* Start SUPPLIED DATA *

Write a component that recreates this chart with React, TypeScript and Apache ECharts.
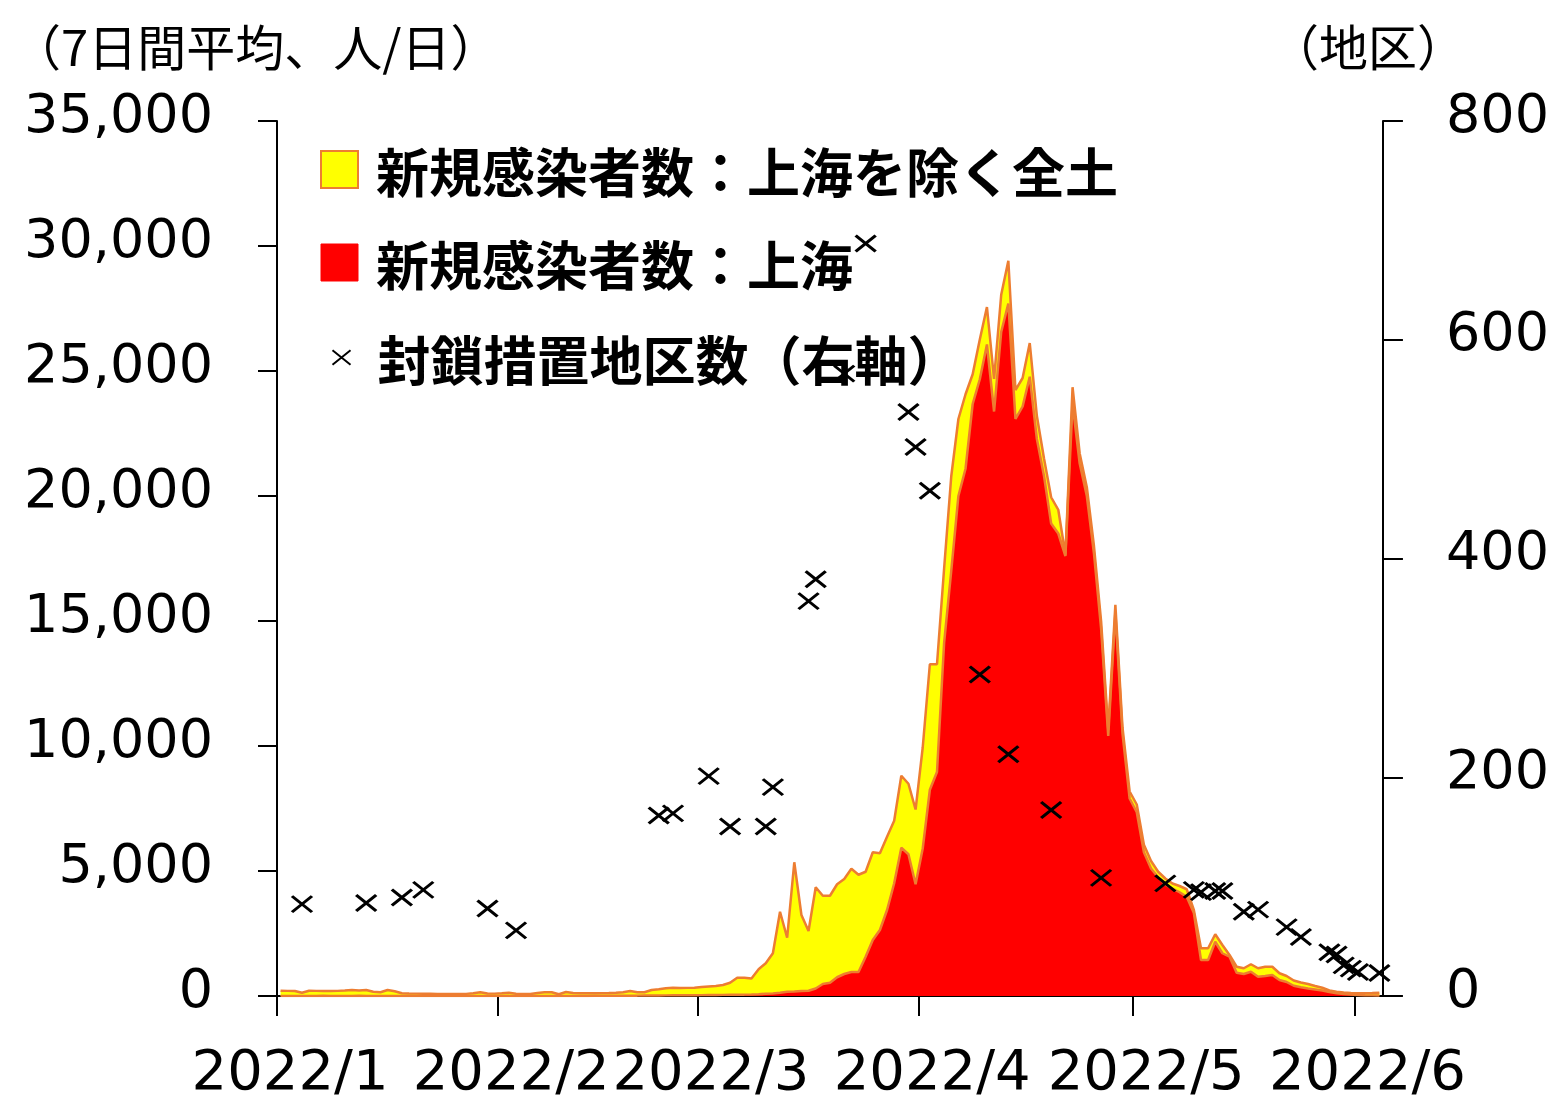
import React, { useEffect, useRef } from "react";
import * as echarts from "echarts";

// Day index 0 = 2022/1/1 ; each daily value sits at the middle of its day
const monthStartDays = [0, 31, 59, 90, 120, 151];
const monthLabels = ["2022/1", "2022/2", "2022/3", "2022/4", "2022/5", "2022/6"];

// 7-day average new cases, whole country (top edge of the stacked areas)
const totalCases = [
  210, 205, 200, 130, 210, 205, 200, 200, 205, 220,
  240, 220, 240, 170, 150, 240, 190, 110, 100, 95,
  90, 90, 85, 85, 85, 80, 85, 110, 150, 100,
  95, 110, 130, 90, 80, 80, 120, 150, 150, 70,
  160, 120, 110, 110, 110, 115, 120, 130, 150, 200,
  150, 150, 240, 270, 310, 330, 320, 325, 330, 360,
  380, 400, 440, 530, 730, 730, 700, 1070, 1310, 1710,
  3370, 2330, 5350, 3240, 2600, 4350, 4010, 4010, 4470, 4680,
  5090, 4850, 4970, 5750, 5710, 6370, 7010, 8810, 8490, 7460,
  9940, 13270, 13270, 17110, 20790, 23080, 24070, 24870, 26260, 27560,
  24680, 28050, 29410, 24240, 24720, 26120, 23200, 21500, 19950, 19450,
  17650, 24350, 21700, 20350, 18000, 15000, 10650, 15650, 10740, 8180,
  7660, 6050, 5400, 4970, 4700, 4500, 4400, 4270, 3440, 1910,
  1910, 2470, 2040, 1640, 1170, 1110, 1270, 1110, 1170, 1170,
  910, 800, 620, 540, 480, 400, 330, 220, 170, 140,
  120, 110, 115, 120, 130,
];

// 7-day average new cases, Shanghai
const shanghaiCases = [
  5, 5, 4, 4, 5, 5, 6, 5, 4, 5,
  5, 6, 5, 4, 4, 5, 5, 4, 3, 3,
  3, 3, 3, 3, 3, 3, 4, 4, 4, 3,
  3, 3, 4, 4, 4, 3, 3, 4, 4, 3,
  4, 4, 5, 5, 6, 6, 8, 10, 12, 15,
  15, 18, 20, 22, 25, 28, 30, 30, 32, 35,
  40, 40, 45, 50, 55, 55, 60, 70, 90, 100,
  130, 170, 180, 200, 210, 300, 480, 530, 750, 880,
  960, 960, 1570, 2240, 2640, 3440, 4510, 5930, 5670, 4470,
  5900, 8250, 8960, 14130, 17010, 20000, 21090, 23680, 24670, 26060,
  23380, 26560, 27700, 23080, 23580, 24770, 22280, 20800, 18900, 18500,
  17600, 23700, 21300, 20000, 17700, 14700, 10400, 15350, 10500, 7900,
  7350, 5750, 5100, 4750, 4450, 4300, 4150, 3970, 3320, 1440,
  1440, 2170, 1710, 1570, 930, 880, 970, 770, 800, 840,
  640, 560, 410, 350, 300, 260, 220, 160, 110, 80,
  60, 40, 30, 25, 20,
];

// Lockdown districts (right axis)
const lockdownDays = [3, 12, 17, 20, 29, 33, 53, 55, 60, 63, 68, 69, 74, 75, 79, 82, 88, 89, 91, 98, 102, 108, 115, 124, 128, 129, 131, 132, 135, 137, 141, 143, 147, 148, 149, 150, 151, 154];
const lockdownCounts = [84, 85, 90, 97, 80, 60, 165, 167, 201, 155, 155, 191, 361, 381, 569, 688, 534, 502, 462, 294, 221, 170, 108, 103, 97, 95, 96, 96, 77, 79, 63, 54, 40, 38, 28, 25, 22, 21];

const nameRest = "新規感染者数：上海を除く全土";
const nameShanghai = "新規感染者数：上海";
const nameLockdown = "封鎖措置地区数（右軸）";

const JP = "'Noto Sans CJK JP', 'Noto Sans', sans-serif";
const NUM = "'DejaVu Sans', Verdana, sans-serif";
const ORANGE = "#ED7D31";
const X_PATH = "path://M0,0L20,16M20,0L0,16";

function buildOption() {
  const axisLineStyle = { color: "#000", width: 2 };
  const legendText = { fontSize: 53, fontWeight: "bold", fontFamily: JP, color: "#000" };
  return {
    animation: false,
    backgroundColor: "#fff",
    grid: { left: 277, right: 168, top: 121, bottom: 105, containLabel: false },
    graphic: [
      {
        type: "text",
        left: 12,
        top: 20,
        style: { text: "（7日間平均、人/日）", font: `49px ${JP}`, fill: "#000" },
      },
      {
        type: "text",
        right: 86,
        top: 20,
        style: { text: "（地区）", font: `49px ${JP}`, fill: "#000" },
      },
    ],
    legend: [
      {
        orient: "vertical",
        left: 315,
        top: 138,
        itemWidth: 37,
        itemHeight: 37,
        itemGap: 40,
        selectedMode: false,
        textStyle: { ...legendText, padding: [0, 0, 0, 13] },
        data: [
          { name: nameRest, icon: "rect", itemStyle: { color: "#FFFF00", borderColor: ORANGE, borderWidth: 2 } },
          { name: nameShanghai, icon: "rect", itemStyle: { color: "#FF0000", borderColor: "#FF0000", borderWidth: 1 } },
        ],
      },
      {
        orient: "vertical",
        left: 325,
        top: 326,
        itemWidth: 18,
        itemHeight: 15,
        selectedMode: false,
        textStyle: { ...legendText, padding: [0, 0, 0, 22] },
        data: [
          { name: nameLockdown, icon: X_PATH, itemStyle: { color: "none", borderColor: "#000", borderWidth: 2, opacity: 1 } },
        ],
      },
    ],
    xAxis: {
      type: "value",
      min: 0,
      max: 155,
      axisLine: { show: true, lineStyle: axisLineStyle },
      axisTick: { show: true, customValues: monthStartDays, length: 20, lineStyle: axisLineStyle },
      axisLabel: {
        customValues: monthStartDays,
        formatter: (v: number) => monthLabels[monthStartDays.indexOf(v)] ?? "",
        fontSize: 56,
        fontFamily: NUM,
        color: "#000",
        margin: 45,
        padding: [0, 0, 0, 26],
      },
      splitLine: { show: false },
    },
    yAxis: [
      {
        type: "value",
        position: "left",
        min: 0,
        max: 35000,
        interval: 5000,
        axisLine: { show: true, lineStyle: axisLineStyle },
        axisTick: { show: true, length: 19, lineStyle: axisLineStyle },
        axisLabel: {
          formatter: (v: number) => v.toLocaleString("en-US"),
          fontSize: 54,
          fontFamily: NUM,
          color: "#000",
          margin: 64,
          verticalAlign: "bottom",
          lineHeight: 16,
        },
        splitLine: { show: false },
      },
      {
        type: "value",
        position: "right",
        min: 0,
        max: 800,
        interval: 200,
        axisLine: { show: true, lineStyle: axisLineStyle },
        axisTick: { show: true, length: 20, lineStyle: axisLineStyle },
        axisLabel: {
          fontSize: 54,
          fontFamily: NUM,
          color: "#000",
          margin: 63,
          verticalAlign: "bottom",
          lineHeight: 16,
        },
        splitLine: { show: false },
      },
    ],
    series: [
      {
        name: nameRest,
        type: "line",
        yAxisIndex: 0,
        data: totalCases.map((v, i) => [i + 0.5, v]),
        showSymbol: false,
        symbol: "none",
        lineStyle: { color: ORANGE, width: 2.5 },
        areaStyle: { color: "#FFFF00", opacity: 1 },
        itemStyle: { color: "#FFFF00" },
        z: 2,
      },
      {
        name: nameShanghai,
        type: "line",
        yAxisIndex: 0,
        data: shanghaiCases.map((v, i) => [i + 0.5, v]),
        showSymbol: false,
        symbol: "none",
        lineStyle: { color: ORANGE, width: 2.5 },
        areaStyle: { color: "#FF0000", opacity: 1 },
        itemStyle: { color: "#FF0000" },
        z: 2,
      },
      {
        name: nameLockdown,
        type: "scatter",
        yAxisIndex: 1,
        data: lockdownDays.map((d, i) => [d + 0.5, lockdownCounts[i]]),
        symbol: X_PATH,
        symbolSize: [20, 16],
        itemStyle: { color: "none", borderColor: "#000", borderWidth: 3, opacity: 1 },
        z: 3,
      },
    ],
  };
}

export default function App() {
  const ref = useRef<HTMLDivElement>(null);
  useEffect(() => {
    if (!ref.current) return;
    const chart = echarts.init(ref.current, null, { renderer: "svg" });
    chart.setOption(buildOption() as any);
    return () => chart.dispose();
  }, []);
  return (
    <div
      ref={ref}
      style={{ position: "absolute", left: 0, top: 0, width: 1552, height: 1101, background: "#fff" }}
    />
  );
}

* End SUPPLIED DATA *

> REQUIREMENT:
Repeat, exactly and in full, each line from the start of the data to the line that contains "import * as". Pictures do not go in.

> WRITTEN ANSWER:
Write a component that recreates this chart with React, TypeScript and Apache ECharts.
import React, { useEffect, useRef } from "react";
import * as echarts from "echarts";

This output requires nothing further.